— Begin MATERIAL PROVIDED —

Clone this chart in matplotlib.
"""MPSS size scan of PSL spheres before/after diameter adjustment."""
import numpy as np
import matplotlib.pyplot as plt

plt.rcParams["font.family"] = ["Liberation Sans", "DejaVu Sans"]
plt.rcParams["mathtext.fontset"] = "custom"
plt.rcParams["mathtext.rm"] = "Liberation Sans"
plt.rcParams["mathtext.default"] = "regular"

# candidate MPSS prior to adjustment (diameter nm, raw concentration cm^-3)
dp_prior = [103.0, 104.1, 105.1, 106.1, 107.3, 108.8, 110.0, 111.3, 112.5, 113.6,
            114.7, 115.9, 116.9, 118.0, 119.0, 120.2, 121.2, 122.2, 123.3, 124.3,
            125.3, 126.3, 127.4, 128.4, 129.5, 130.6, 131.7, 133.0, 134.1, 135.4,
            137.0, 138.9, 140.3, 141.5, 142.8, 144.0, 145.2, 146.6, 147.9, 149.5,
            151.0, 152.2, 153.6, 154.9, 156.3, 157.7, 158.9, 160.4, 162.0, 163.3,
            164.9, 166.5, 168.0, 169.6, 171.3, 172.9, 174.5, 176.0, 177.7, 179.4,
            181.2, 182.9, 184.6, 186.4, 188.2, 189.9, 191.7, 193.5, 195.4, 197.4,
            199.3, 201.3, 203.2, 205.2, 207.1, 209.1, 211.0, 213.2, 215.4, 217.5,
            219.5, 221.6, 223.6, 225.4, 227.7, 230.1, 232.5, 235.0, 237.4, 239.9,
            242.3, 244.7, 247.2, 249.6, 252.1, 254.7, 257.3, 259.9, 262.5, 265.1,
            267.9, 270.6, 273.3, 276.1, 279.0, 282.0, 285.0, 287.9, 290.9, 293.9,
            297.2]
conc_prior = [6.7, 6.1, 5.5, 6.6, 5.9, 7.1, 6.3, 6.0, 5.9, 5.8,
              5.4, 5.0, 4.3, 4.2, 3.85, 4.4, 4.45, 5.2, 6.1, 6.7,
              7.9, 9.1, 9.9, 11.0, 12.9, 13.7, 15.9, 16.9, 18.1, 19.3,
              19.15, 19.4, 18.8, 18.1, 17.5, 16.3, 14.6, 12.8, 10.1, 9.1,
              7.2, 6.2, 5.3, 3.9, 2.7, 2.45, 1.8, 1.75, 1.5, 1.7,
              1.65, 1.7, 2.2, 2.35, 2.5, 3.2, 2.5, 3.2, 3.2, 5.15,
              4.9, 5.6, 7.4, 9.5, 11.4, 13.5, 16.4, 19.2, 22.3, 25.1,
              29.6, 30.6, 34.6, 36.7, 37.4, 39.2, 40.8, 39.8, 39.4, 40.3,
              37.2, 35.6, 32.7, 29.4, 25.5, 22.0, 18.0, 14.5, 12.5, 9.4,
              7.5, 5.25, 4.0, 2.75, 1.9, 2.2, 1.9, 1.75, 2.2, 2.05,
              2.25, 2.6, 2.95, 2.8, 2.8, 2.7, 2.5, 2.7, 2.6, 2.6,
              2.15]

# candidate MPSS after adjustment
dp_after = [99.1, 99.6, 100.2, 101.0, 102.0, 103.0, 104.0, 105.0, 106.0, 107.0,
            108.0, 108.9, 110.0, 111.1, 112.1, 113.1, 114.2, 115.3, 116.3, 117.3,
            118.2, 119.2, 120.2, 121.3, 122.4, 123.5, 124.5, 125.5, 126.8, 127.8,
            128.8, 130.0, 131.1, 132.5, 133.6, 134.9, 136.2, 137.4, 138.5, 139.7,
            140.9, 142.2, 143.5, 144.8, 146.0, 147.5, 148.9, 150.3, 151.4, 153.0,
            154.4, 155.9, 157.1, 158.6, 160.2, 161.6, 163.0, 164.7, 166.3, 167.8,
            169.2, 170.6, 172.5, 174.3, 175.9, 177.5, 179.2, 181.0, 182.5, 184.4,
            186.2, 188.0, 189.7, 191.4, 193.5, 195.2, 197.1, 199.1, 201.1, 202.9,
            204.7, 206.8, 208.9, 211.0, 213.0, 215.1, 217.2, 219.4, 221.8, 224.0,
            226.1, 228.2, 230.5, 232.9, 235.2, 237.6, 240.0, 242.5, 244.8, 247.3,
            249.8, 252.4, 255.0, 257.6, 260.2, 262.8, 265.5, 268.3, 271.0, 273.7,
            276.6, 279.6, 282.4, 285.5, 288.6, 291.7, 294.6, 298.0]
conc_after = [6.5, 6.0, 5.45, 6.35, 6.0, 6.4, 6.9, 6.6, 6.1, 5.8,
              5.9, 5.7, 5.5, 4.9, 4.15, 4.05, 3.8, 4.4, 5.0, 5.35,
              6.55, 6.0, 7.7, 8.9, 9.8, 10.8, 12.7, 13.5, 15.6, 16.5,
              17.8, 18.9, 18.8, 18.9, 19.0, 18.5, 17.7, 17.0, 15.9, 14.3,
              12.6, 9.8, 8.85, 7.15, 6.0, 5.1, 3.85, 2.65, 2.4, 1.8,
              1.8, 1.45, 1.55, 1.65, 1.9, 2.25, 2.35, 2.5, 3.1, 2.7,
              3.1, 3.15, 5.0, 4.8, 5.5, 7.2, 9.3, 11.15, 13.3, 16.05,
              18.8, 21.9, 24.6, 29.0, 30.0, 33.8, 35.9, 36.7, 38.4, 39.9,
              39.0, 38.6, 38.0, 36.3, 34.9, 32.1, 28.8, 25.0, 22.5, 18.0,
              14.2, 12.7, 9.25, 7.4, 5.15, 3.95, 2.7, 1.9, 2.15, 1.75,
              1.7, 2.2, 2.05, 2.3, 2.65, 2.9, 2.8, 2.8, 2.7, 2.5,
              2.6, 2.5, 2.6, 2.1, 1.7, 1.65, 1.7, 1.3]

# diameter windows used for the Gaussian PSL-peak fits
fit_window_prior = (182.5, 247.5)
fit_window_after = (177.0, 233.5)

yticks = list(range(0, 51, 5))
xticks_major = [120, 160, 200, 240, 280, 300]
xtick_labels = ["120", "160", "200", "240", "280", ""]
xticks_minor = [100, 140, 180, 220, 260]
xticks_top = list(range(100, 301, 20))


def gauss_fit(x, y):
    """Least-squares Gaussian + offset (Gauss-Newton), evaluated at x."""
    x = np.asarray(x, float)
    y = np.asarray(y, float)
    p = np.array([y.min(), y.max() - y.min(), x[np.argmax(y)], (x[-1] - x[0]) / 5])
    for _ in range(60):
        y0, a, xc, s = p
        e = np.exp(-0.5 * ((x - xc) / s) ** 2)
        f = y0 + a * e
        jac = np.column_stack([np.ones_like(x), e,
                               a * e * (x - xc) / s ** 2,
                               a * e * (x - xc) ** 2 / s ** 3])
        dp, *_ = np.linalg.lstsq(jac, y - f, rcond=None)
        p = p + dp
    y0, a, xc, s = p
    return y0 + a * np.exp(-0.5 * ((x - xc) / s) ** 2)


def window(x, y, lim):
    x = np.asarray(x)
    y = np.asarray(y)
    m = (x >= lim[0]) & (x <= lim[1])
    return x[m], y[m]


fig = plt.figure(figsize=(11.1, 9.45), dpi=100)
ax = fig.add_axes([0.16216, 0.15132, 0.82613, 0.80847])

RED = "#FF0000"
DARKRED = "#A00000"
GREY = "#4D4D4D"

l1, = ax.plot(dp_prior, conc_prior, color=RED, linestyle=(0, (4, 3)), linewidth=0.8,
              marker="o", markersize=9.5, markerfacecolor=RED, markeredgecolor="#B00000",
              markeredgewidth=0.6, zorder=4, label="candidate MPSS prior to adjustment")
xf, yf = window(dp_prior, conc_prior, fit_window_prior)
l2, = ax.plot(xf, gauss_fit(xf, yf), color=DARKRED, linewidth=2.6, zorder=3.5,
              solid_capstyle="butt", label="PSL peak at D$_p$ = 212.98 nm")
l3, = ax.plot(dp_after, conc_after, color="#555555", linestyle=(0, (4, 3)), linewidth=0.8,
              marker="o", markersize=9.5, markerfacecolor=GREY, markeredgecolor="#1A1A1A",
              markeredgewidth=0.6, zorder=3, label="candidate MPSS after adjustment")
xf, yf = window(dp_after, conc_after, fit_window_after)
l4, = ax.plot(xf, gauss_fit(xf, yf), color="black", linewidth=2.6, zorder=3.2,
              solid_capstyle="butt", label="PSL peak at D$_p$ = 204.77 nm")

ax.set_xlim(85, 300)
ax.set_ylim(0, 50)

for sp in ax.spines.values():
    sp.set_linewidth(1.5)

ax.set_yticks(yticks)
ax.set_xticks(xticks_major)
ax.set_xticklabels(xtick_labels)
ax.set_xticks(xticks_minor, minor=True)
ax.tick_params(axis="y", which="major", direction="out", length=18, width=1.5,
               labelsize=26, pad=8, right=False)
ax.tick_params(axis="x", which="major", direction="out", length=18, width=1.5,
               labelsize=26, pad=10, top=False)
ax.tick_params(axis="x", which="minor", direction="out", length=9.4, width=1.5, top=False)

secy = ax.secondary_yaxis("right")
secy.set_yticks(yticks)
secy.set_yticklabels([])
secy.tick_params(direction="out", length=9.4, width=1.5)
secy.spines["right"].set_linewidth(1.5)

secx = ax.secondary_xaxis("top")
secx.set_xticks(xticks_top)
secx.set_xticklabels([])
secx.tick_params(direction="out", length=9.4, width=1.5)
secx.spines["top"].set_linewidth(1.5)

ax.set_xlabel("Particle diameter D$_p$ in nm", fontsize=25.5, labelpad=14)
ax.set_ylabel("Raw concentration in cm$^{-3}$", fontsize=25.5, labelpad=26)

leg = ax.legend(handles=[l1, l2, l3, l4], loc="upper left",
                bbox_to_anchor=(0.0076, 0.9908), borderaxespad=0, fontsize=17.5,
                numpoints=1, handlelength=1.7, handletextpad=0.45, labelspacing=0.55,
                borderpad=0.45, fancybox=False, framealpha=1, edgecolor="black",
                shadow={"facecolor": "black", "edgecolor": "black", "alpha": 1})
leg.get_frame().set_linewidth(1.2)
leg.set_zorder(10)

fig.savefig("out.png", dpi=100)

— End MATERIAL PROVIDED —

### DIRECTIONS FOR THIS TASK
Identify each line holding the string "matplotlib", and copy it out.

### OUTPUT FOR THIS TASK
Clone this chart in matplotlib.
import matplotlib.pyplot as plt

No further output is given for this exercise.